§ **WHAT YOU HAVE TO DO**:
Transcribe the material word for word, but without the images.

-.-.-

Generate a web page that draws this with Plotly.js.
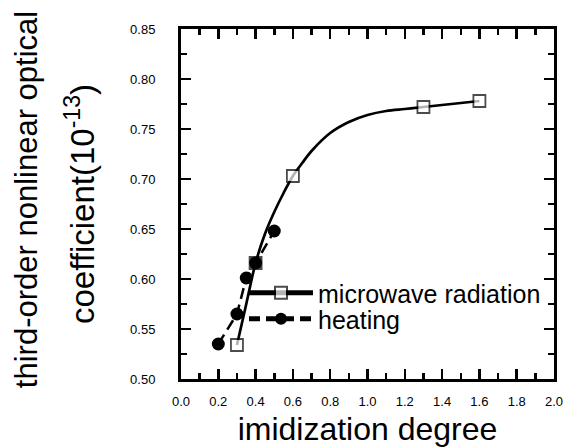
<!DOCTYPE html>
<html>
<head>
<meta charset="utf-8">
<script src="https://cdn.plot.ly/plotly-3.0.1.min.js"></script>
<style>html,body{margin:0;padding:0;background:#fff;}#chart{width:569px;height:447px;}</style>
</head>
<body>
<div id="chart"></div>
<script>
// Microwave radiation data points (open squares; the one at 0.4 is drawn filled)
const mwX = [0.3, 0.4, 0.6, 1.3, 1.6];
const mwY = [0.534, 0.616, 0.703, 0.772, 0.778];
const mwFill = ['#ffffff', '#000000', '#ffffff', '#ffffff', '#ffffff'];
// Points read along the drawn smooth curve through the microwave data
const curveX = [0.35, 0.45, 0.5, 0.55, 0.65, 0.7, 0.8, 0.9, 1.0, 1.1, 1.2, 1.45];
const curveY = [0.575, 0.645, 0.667, 0.686, 0.716, 0.728, 0.746, 0.757, 0.764, 0.768, 0.770, 0.775];
// Heating data points (filled circles)
const heatX = [0.2, 0.3, 0.35, 0.4, 0.5];
const heatY = [0.535, 0.565, 0.601, 0.616, 0.648];
// Axis ranges and tick steps
const xRange = [0, 2], xStep = 0.2, xMinorStep = 0.1;
const yRange = [0.5, 0.85], yStep = 0.05, yMinorStep = 0.025;

const FONT = 'Liberation Sans, Arial, Helvetica, sans-serif';

// merge microwave data points with the curve points (curve points carry no marker)
const mw = mwX.map((x, i) => ({x, y: mwY[i], s: 12, c: mwFill[i]}))
  .concat(curveX.map((x, i) => ({x, y: curveY[i], s: 0, c: '#ffffff'})))
  .sort((a, b) => a.x - b.x);

const heating = {
  x: heatX, y: heatY, name: 'heating', type: 'scatter', mode: 'lines+markers',
  line: {color: '#000', width: 2.5, dash: '11px,6px'},
  marker: {symbol: 'circle', size: 13, color: '#000', line: {width: 0}},
  legend: 'legend2'
};
const microwave = {
  x: mw.map(p => p.x), y: mw.map(p => p.y), name: 'microwave radiation', type: 'scatter',
  mode: 'lines+markers',
  line: {color: '#000', width: 2.7, shape: 'spline', smoothing: 1},
  marker: {symbol: 'square', size: mw.map(p => p.s), color: mw.map(p => p.c), line: {color: '#000', width: 1.8}},
  legend: 'legend'
};

function axis(range, step, minorStep, fmt, standoff, title) {
  return {
    range: range, tickmode: 'linear', tick0: range[0], dtick: step, tickformat: fmt,
    showgrid: false, zeroline: false, showline: true, linecolor: '#000', linewidth: 3,
    mirror: 'ticks', ticks: 'inside', ticklen: 10, tickwidth: 2.5, tickcolor: '#000',
    ticklabelstandoff: standoff,
    tickfont: {family: FONT, size: 13, color: '#000'},
    minor: {tickmode: 'linear', tick0: range[0], dtick: minorStep, ticks: 'inside', ticklen: 6, tickwidth: 2.5, tickcolor: '#000', showgrid: false},
    title: title
  };
}

const layout = {
  width: 569, height: 447,
  margin: {l: 181, r: 15, t: 29, b: 68},
  paper_bgcolor: '#fff', plot_bgcolor: '#fff',
  font: {family: FONT, color: '#000'},
  showlegend: true,
  xaxis: axis(xRange, xStep, xMinorStep, '.1f', 8,
    {text: 'imidization degree', font: {family: FONT, size: 32, color: '#000'}, standoff: 12}),
  yaxis: axis(yRange, yStep, yMinorStep, '.2f', 20,
    {text: 'coefficient(10<sup>-13</sup>)', font: {family: FONT, size: 33, color: '#000'}, standoff: 26}),
  legend: {
    x: 0.1689, xanchor: 'left', y: 0.3114, yanchor: 'top',
    bgcolor: 'rgba(0,0,0,0)', borderwidth: 0, itemwidth: 64, itemsizing: 'constant',
    font: {family: FONT, size: 25, color: '#000'}
  },
  legend2: {
    x: 0.1689, xanchor: 'left', y: 0.237, yanchor: 'top',
    bgcolor: 'rgba(0,0,0,0)', borderwidth: 0, itemwidth: 64, itemsizing: 'constant',
    font: {family: FONT, size: 25, color: '#000'}
  },
  annotations: [{
    text: 'third-order nonlinear optical', xref: 'paper', yref: 'paper',
    x: -0.4155, y: 0.511, xanchor: 'center', yanchor: 'middle', textangle: -90,
    showarrow: false, font: {family: FONT, size: 31, color: '#000'}
  }]
};

Plotly.newPlot('chart', [heating, microwave], layout, {displayModeBar: false, staticPlot: true}).then(gd => {
  // Re-parent copies of Plotly's own tick marks into the top SVG layer so nothing hides them
  const svgs = gd.querySelectorAll('svg.main-svg');
  const top = svgs[svgs.length - 1];
  const g = document.createElementNS('http://www.w3.org/2000/svg', 'g');
  gd.querySelectorAll('path.xtick, path.ytick').forEach(p => {
    const c = p.cloneNode(true);
    let m = null;
    try { m = p.getCTM(); } catch (e) { m = null; }
    if (m) c.setAttribute('transform', 'matrix(' + [m.a, m.b, m.c, m.d, m.e, m.f].join(',') + ')');
    c.style.display = 'inline';
    c.style.visibility = 'visible';
    c.style.opacity = '1';
    c.style.stroke = '#000';
    c.style.strokeOpacity = '1';
    c.style.strokeWidth = '2.5px';
    c.style.fill = 'none';
    g.appendChild(c);
  });
  top.appendChild(g);
});
</script>
</body>
</html>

-.-.-

§ **ANSWER FOR THIS EXERCISE**:
Generate a web page that draws this with Plotly.js.
<!DOCTYPE html>
<html>
<head>
<meta charset="utf-8">
<script src="https://cdn.plot.ly/plotly-3.0.1.min.js"></script>
<style>html,body{margin:0;padding:0;background:#fff;}#chart{width:569px;height:447px;}</style>
</head>
<body>
<div id="chart"></div>
<script>
// Microwave radiation data points (open squares; the one at 0.4 is drawn filled)
const mwX = [0.3, 0.4, 0.6, 1.3, 1.6];
const mwY = [0.534, 0.616, 0.703, 0.772, 0.778];
const mwFill = ['#ffffff', '#000000', '#ffffff', '#ffffff', '#ffffff'];
// Points read along the drawn smooth curve through the microwave data
const curveX = [0.35, 0.45, 0.5, 0.55, 0.65, 0.7, 0.8, 0.9, 1.0, 1.1, 1.2, 1.45];
const curveY = [0.575, 0.645, 0.667, 0.686, 0.716, 0.728, 0.746, 0.757, 0.764, 0.768, 0.770, 0.775];
// Heating data points (filled circles)
const heatX = [0.2, 0.3, 0.35, 0.4, 0.5];
const heatY = [0.535, 0.565, 0.601, 0.616, 0.648];
// Axis ranges and tick steps
const xRange = [0, 2], xStep = 0.2, xMinorStep = 0.1;
const yRange = [0.5, 0.85], yStep = 0.05, yMinorStep = 0.025;

const FONT = 'Liberation Sans, Arial, Helvetica, sans-serif';

// merge microwave data points with the curve points (curve points carry no marker)
const mw = mwX.map((x, i) => ({x, y: mwY[i], s: 12, c: mwFill[i]}))
  .concat(curveX.map((x, i) => ({x, y: curveY[i], s: 0, c: '#ffffff'})))
  .sort((a, b) => a.x - b.x);

const heating = {
  x: heatX, y: heatY, name: 'heating', type: 'scatter', mode: 'lines+markers',
  line: {color: '#000', width: 2.5, dash: '11px,6px'},
  marker: {symbol: 'circle', size: 13, color: '#000', line: {width: 0}},
  legend: 'legend2'
};
const microwave = {
  x: mw.map(p => p.x), y: mw.map(p => p.y), name: 'microwave radiation', type: 'scatter',
  mode: 'lines+markers',
  line: {color: '#000', width: 2.7, shape: 'spline', smoothing: 1},
  marker: {symbol: 'square', size: mw.map(p => p.s), color: mw.map(p => p.c), line: {color: '#000', width: 1.8}},
  legend: 'legend'
};

function axis(range, step, minorStep, fmt, standoff, title) {
  return {
    range: range, tickmode: 'linear', tick0: range[0], dtick: step, tickformat: fmt,
    showgrid: false, zeroline: false, showline: true, linecolor: '#000', linewidth: 3,
    mirror: 'ticks', ticks: 'inside', ticklen: 10, tickwidth: 2.5, tickcolor: '#000',
    ticklabelstandoff: standoff,
    tickfont: {family: FONT, size: 13, color: '#000'},
    minor: {tickmode: 'linear', tick0: range[0], dtick: minorStep, ticks: 'inside', ticklen: 6, tickwidth: 2.5, tickcolor: '#000', showgrid: false},
    title: title
  };
}

const layout = {
  width: 569, height: 447,
  margin: {l: 181, r: 15, t: 29, b: 68},
  paper_bgcolor: '#fff', plot_bgcolor: '#fff',
  font: {family: FONT, color: '#000'},
  showlegend: true,
  xaxis: axis(xRange, xStep, xMinorStep, '.1f', 8,
    {text: 'imidization degree', font: {family: FONT, size: 32, color: '#000'}, standoff: 12}),
  yaxis: axis(yRange, yStep, yMinorStep, '.2f', 20,
    {text: 'coefficient(10<sup>-13</sup>)', font: {family: FONT, size: 33, color: '#000'}, standoff: 26}),
  legend: {
    x: 0.1689, xanchor: 'left', y: 0.3114, yanchor: 'top',
    bgcolor: 'rgba(0,0,0,0)', borderwidth: 0, itemwidth: 64, itemsizing: 'constant',
    font: {family: FONT, size: 25, color: '#000'}
  },
  legend2: {
    x: 0.1689, xanchor: 'left', y: 0.237, yanchor: 'top',
    bgcolor: 'rgba(0,0,0,0)', borderwidth: 0, itemwidth: 64, itemsizing: 'constant',
    font: {family: FONT, size: 25, color: '#000'}
  },
  annotations: [{
    text: 'third-order nonlinear optical', xref: 'paper', yref: 'paper',
    x: -0.4155, y: 0.511, xanchor: 'center', yanchor: 'middle', textangle: -90,
    showarrow: false, font: {family: FONT, size: 31, color: '#000'}
  }]
};

Plotly.newPlot('chart', [heating, microwave], layout, {displayModeBar: false, staticPlot: true}).then(gd => {
  // Re-parent copies of Plotly's own tick marks into the top SVG layer so nothing hides them
  const svgs = gd.querySelectorAll('svg.main-svg');
  const top = svgs[svgs.length - 1];
  const g = document.createElementNS('http://www.w3.org/2000/svg', 'g');
  gd.querySelectorAll('path.xtick, path.ytick').forEach(p => {
    const c = p.cloneNode(true);
    let m = null;
    try { m = p.getCTM(); } catch (e) { m = null; }
    if (m) c.setAttribute('transform', 'matrix(' + [m.a, m.b, m.c, m.d, m.e, m.f].join(',') + ')');
    c.style.display = 'inline';
    c.style.visibility = 'visible';
    c.style.opacity = '1';
    c.style.stroke = '#000';
    c.style.strokeOpacity = '1';
    c.style.strokeWidth = '2.5px';
    c.style.fill = 'none';
    g.appendChild(c);
  });
  top.appendChild(g);
});
</script>
</body>
</html>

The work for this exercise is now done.